··· GIVEN MATERIAL

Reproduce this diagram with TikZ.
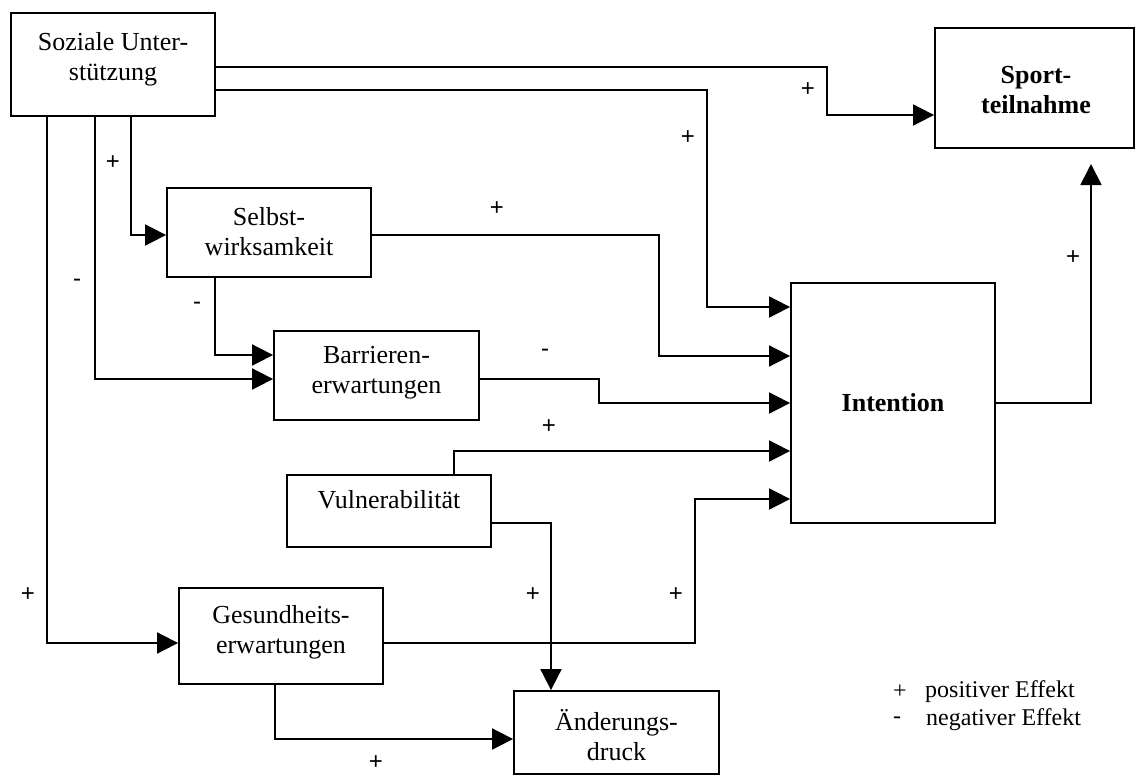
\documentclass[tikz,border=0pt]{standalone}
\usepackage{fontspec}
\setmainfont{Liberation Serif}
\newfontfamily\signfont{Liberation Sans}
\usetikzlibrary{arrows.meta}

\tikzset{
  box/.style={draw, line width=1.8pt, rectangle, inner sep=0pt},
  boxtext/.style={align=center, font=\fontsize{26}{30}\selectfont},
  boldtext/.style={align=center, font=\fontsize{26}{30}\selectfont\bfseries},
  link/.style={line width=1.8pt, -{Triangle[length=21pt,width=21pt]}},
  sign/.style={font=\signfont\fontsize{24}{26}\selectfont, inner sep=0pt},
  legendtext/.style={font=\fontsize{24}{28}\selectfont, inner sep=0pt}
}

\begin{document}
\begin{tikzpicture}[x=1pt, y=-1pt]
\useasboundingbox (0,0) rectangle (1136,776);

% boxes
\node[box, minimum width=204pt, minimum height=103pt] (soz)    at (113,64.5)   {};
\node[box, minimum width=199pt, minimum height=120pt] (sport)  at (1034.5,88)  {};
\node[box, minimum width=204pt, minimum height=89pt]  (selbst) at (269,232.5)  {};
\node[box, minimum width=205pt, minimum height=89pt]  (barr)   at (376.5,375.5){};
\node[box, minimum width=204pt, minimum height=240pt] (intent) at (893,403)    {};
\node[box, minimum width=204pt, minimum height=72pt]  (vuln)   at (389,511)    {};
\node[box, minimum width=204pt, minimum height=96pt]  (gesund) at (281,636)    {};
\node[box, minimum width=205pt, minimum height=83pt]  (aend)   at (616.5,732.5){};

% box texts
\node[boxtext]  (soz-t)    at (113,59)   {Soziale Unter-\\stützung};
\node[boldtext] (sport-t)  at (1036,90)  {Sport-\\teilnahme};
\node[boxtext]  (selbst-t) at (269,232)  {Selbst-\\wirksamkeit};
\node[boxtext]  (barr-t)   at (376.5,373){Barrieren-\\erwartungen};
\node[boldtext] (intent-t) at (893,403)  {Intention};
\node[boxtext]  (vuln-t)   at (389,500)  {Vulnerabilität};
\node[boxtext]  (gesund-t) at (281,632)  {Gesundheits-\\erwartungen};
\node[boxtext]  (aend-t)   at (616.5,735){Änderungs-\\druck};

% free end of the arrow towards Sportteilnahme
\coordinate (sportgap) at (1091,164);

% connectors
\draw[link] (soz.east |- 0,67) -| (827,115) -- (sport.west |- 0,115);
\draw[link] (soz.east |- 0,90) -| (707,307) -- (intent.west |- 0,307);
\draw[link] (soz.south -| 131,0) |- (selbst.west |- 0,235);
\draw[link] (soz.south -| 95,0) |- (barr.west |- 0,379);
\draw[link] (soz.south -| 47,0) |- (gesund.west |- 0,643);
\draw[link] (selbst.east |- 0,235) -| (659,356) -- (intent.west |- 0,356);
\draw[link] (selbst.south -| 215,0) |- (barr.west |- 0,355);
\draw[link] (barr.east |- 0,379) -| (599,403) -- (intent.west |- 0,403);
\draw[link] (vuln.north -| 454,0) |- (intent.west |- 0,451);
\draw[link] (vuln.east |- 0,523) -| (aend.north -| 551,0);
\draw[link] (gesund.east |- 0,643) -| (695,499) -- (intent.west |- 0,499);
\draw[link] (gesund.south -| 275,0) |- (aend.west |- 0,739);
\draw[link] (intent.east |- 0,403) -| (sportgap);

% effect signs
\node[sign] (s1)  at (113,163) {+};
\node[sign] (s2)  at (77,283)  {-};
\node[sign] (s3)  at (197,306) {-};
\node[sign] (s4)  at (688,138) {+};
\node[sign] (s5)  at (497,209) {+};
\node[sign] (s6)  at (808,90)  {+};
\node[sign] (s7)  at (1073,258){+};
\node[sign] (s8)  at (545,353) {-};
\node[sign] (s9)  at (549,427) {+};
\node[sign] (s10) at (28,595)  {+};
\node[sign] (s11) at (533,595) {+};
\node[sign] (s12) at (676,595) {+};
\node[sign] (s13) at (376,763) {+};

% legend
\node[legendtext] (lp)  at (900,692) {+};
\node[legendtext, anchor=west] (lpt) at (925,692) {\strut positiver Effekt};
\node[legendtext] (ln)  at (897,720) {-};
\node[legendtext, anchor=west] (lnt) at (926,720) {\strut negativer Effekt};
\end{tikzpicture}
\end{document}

······

OBJECTIVE:
Everything from the top line of the data down to and including the line with "(sportgap) at (1091,164);" is to be copied, except the pictures.

RESULT FOR THIS EXERCISE:
Reproduce this diagram with TikZ.
\documentclass[tikz,border=0pt]{standalone}
\usepackage{fontspec}
\setmainfont{Liberation Serif}
\newfontfamily\signfont{Liberation Sans}
\usetikzlibrary{arrows.meta}

\tikzset{
  box/.style={draw, line width=1.8pt, rectangle, inner sep=0pt},
  boxtext/.style={align=center, font=\fontsize{26}{30}\selectfont},
  boldtext/.style={align=center, font=\fontsize{26}{30}\selectfont\bfseries},
  link/.style={line width=1.8pt, -{Triangle[length=21pt,width=21pt]}},
  sign/.style={font=\signfont\fontsize{24}{26}\selectfont, inner sep=0pt},
  legendtext/.style={font=\fontsize{24}{28}\selectfont, inner sep=0pt}
}

\begin{document}
\begin{tikzpicture}[x=1pt, y=-1pt]
\useasboundingbox (0,0) rectangle (1136,776);

% boxes
\node[box, minimum width=204pt, minimum height=103pt] (soz)    at (113,64.5)   {};
\node[box, minimum width=199pt, minimum height=120pt] (sport)  at (1034.5,88)  {};
\node[box, minimum width=204pt, minimum height=89pt]  (selbst) at (269,232.5)  {};
\node[box, minimum width=205pt, minimum height=89pt]  (barr)   at (376.5,375.5){};
\node[box, minimum width=204pt, minimum height=240pt] (intent) at (893,403)    {};
\node[box, minimum width=204pt, minimum height=72pt]  (vuln)   at (389,511)    {};
\node[box, minimum width=204pt, minimum height=96pt]  (gesund) at (281,636)    {};
\node[box, minimum width=205pt, minimum height=83pt]  (aend)   at (616.5,732.5){};

% box texts
\node[boxtext]  (soz-t)    at (113,59)   {Soziale Unter-\\stützung};
\node[boldtext] (sport-t)  at (1036,90)  {Sport-\\teilnahme};
\node[boxtext]  (selbst-t) at (269,232)  {Selbst-\\wirksamkeit};
\node[boxtext]  (barr-t)   at (376.5,373){Barrieren-\\erwartungen};
\node[boldtext] (intent-t) at (893,403)  {Intention};
\node[boxtext]  (vuln-t)   at (389,500)  {Vulnerabilität};
\node[boxtext]  (gesund-t) at (281,632)  {Gesundheits-\\erwartungen};
\node[boxtext]  (aend-t)   at (616.5,735){Änderungs-\\druck};

% free end of the arrow towards Sportteilnahme
\coordinate (sportgap) at (1091,164);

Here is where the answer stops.